• [EXERCISE GOAL] From the listing that follows, output everything exactly except the pictures.

(begin)

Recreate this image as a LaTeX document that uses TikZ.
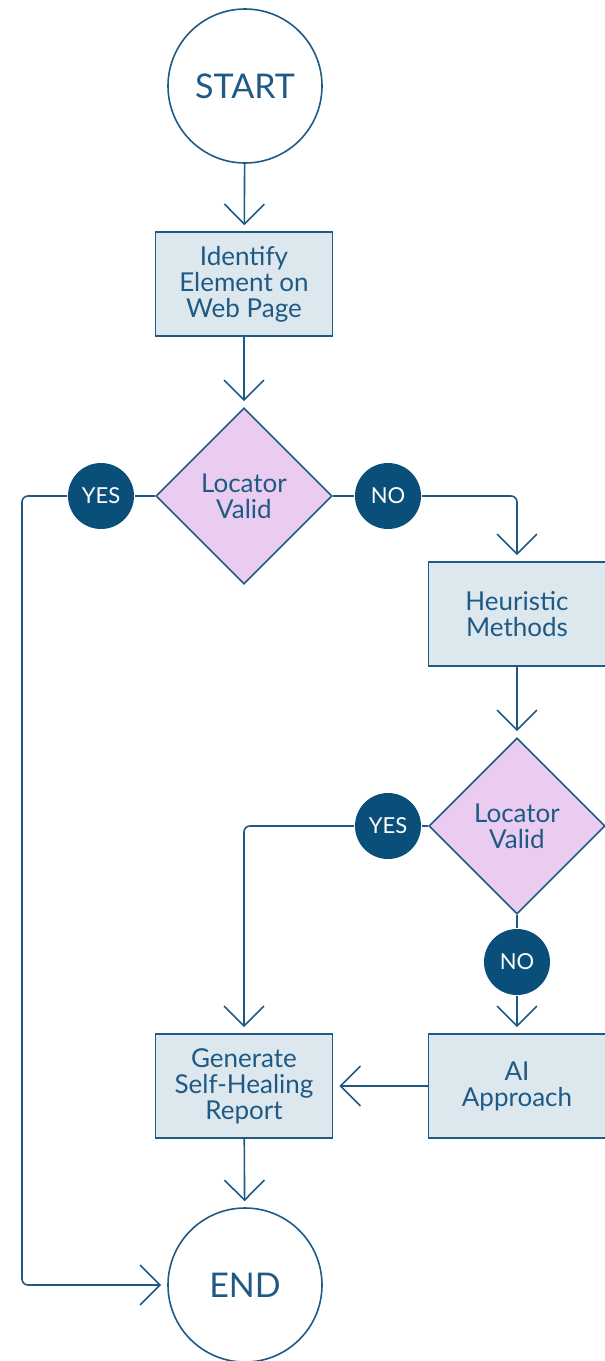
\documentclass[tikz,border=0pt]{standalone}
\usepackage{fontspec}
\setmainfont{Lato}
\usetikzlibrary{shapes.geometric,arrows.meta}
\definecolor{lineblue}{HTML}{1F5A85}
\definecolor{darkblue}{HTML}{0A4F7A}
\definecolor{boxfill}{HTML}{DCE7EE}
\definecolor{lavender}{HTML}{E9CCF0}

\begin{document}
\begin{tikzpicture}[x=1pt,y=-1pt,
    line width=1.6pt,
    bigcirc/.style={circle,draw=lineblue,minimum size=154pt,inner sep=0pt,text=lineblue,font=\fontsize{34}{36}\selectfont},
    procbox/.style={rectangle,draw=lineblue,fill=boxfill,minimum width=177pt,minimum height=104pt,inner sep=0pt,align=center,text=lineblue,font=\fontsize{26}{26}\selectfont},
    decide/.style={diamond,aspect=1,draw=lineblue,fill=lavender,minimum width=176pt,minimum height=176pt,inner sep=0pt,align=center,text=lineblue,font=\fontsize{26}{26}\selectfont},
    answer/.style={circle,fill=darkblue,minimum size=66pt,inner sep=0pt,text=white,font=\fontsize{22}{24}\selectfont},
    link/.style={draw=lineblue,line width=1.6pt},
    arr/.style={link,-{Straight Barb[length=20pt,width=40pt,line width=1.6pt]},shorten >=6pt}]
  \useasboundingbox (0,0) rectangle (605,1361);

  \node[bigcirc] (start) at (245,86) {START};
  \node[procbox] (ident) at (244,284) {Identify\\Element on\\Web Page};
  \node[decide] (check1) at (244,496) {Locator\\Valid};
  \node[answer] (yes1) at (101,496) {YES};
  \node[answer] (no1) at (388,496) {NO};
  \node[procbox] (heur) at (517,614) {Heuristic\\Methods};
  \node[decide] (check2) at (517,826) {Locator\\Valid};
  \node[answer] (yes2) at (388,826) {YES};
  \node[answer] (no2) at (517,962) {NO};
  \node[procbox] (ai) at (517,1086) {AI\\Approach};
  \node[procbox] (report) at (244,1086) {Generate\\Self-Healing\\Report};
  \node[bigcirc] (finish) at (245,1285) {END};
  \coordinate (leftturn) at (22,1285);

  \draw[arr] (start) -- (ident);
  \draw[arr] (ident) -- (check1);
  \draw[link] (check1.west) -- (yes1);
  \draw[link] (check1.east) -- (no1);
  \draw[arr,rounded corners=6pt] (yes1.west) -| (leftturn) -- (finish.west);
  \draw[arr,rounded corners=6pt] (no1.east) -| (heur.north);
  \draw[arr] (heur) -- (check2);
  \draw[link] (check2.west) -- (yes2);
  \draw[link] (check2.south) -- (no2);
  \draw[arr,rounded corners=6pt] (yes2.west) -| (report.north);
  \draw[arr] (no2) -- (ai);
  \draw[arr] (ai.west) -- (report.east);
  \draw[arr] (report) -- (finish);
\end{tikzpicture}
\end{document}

(end)

• [COMPLETE RESPONSE]
Recreate this image as a LaTeX document that uses TikZ.
\documentclass[tikz,border=0pt]{standalone}
\usepackage{fontspec}
\setmainfont{Lato}
\usetikzlibrary{shapes.geometric,arrows.meta}
\definecolor{lineblue}{HTML}{1F5A85}
\definecolor{darkblue}{HTML}{0A4F7A}
\definecolor{boxfill}{HTML}{DCE7EE}
\definecolor{lavender}{HTML}{E9CCF0}

\begin{document}
\begin{tikzpicture}[x=1pt,y=-1pt,
    line width=1.6pt,
    bigcirc/.style={circle,draw=lineblue,minimum size=154pt,inner sep=0pt,text=lineblue,font=\fontsize{34}{36}\selectfont},
    procbox/.style={rectangle,draw=lineblue,fill=boxfill,minimum width=177pt,minimum height=104pt,inner sep=0pt,align=center,text=lineblue,font=\fontsize{26}{26}\selectfont},
    decide/.style={diamond,aspect=1,draw=lineblue,fill=lavender,minimum width=176pt,minimum height=176pt,inner sep=0pt,align=center,text=lineblue,font=\fontsize{26}{26}\selectfont},
    answer/.style={circle,fill=darkblue,minimum size=66pt,inner sep=0pt,text=white,font=\fontsize{22}{24}\selectfont},
    link/.style={draw=lineblue,line width=1.6pt},
    arr/.style={link,-{Straight Barb[length=20pt,width=40pt,line width=1.6pt]},shorten >=6pt}]
  \useasboundingbox (0,0) rectangle (605,1361);

  \node[bigcirc] (start) at (245,86) {START};
  \node[procbox] (ident) at (244,284) {Identify\\Element on\\Web Page};
  \node[decide] (check1) at (244,496) {Locator\\Valid};
  \node[answer] (yes1) at (101,496) {YES};
  \node[answer] (no1) at (388,496) {NO};
  \node[procbox] (heur) at (517,614) {Heuristic\\Methods};
  \node[decide] (check2) at (517,826) {Locator\\Valid};
  \node[answer] (yes2) at (388,826) {YES};
  \node[answer] (no2) at (517,962) {NO};
  \node[procbox] (ai) at (517,1086) {AI\\Approach};
  \node[procbox] (report) at (244,1086) {Generate\\Self-Healing\\Report};
  \node[bigcirc] (finish) at (245,1285) {END};
  \coordinate (leftturn) at (22,1285);

  \draw[arr] (start) -- (ident);
  \draw[arr] (ident) -- (check1);
  \draw[link] (check1.west) -- (yes1);
  \draw[link] (check1.east) -- (no1);
  \draw[arr,rounded corners=6pt] (yes1.west) -| (leftturn) -- (finish.west);
  \draw[arr,rounded corners=6pt] (no1.east) -| (heur.north);
  \draw[arr] (heur) -- (check2);
  \draw[link] (check2.west) -- (yes2);
  \draw[link] (check2.south) -- (no2);
  \draw[arr,rounded corners=6pt] (yes2.west) -| (report.north);
  \draw[arr] (no2) -- (ai);
  \draw[arr] (ai.west) -- (report.east);
  \draw[arr] (report) -- (finish);
\end{tikzpicture}
\end{document}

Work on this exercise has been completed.